In a new report, analyst Todd Juenger of Sanford C. Bernstein, says the big third quarter drop in C3 ratings for ad-supported TV is largely the fault of subscription video on demand players like Netflix and Amazon. And that the erosion is likely to increase.
Checking data from both Nielsen and Rentrak, Juenger believes the decline is real and not just a measurement error.
"We don't believe people stopped watching stuff. We believe they are watching it in different ways. We examine all the evidence at hand and come to a strong conclusion that SVOD is primarily to blame," he says. "It seems SVOD is no longer incremental, it has become cannibalistic (especially in the summer, when linear TV is at its weakest)."
"Viewers like SVOD because it offers programming on demand, without advertising and offers a pleasing interface and helpful recommendations," Juenger says.

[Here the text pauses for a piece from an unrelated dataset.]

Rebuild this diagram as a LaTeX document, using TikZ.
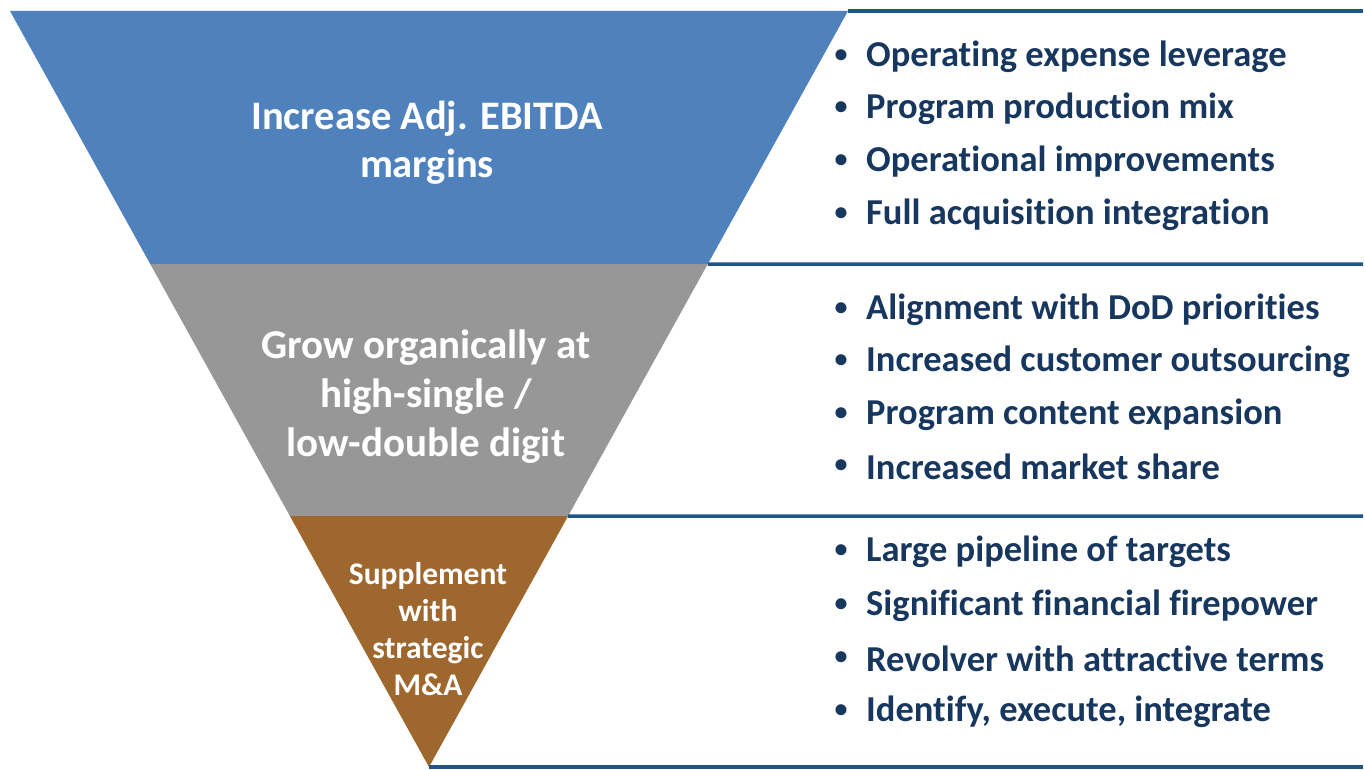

"Hence, we don't think those viewers are coming back. The trend is more likely to accelerate than decline," says Juenger, who predicts another 4% decline in linear TV because of increased viewing of Netflix alone.
The viewer drain puts media companies in a bind. They can either stop selling content to Netflix and the rest of the streamers or they can continue to watch ratings and ad revenues drop.
"In the immediate future, we expect exactly the opposite behavior from most content owners. They are more likely to increase the amount of content they license to SVOD, to make up for the lost advertising revenue. Which will only make the problem worse," Juenger says.
Juenger says that Nielsen puts the third-quarter drain at 4% for total day and that Rentrak data shows an even more severe decline of 7%. The drop is bigger in primetime and gets steeper among younger demos.
That will limit ad revenue growth. Juenger says he's previously assumed that TV ad revenue would mirror economic growth as measured by gross domestic product, but now he says TV will lose share of marketing budgets and grow at "GDP minus."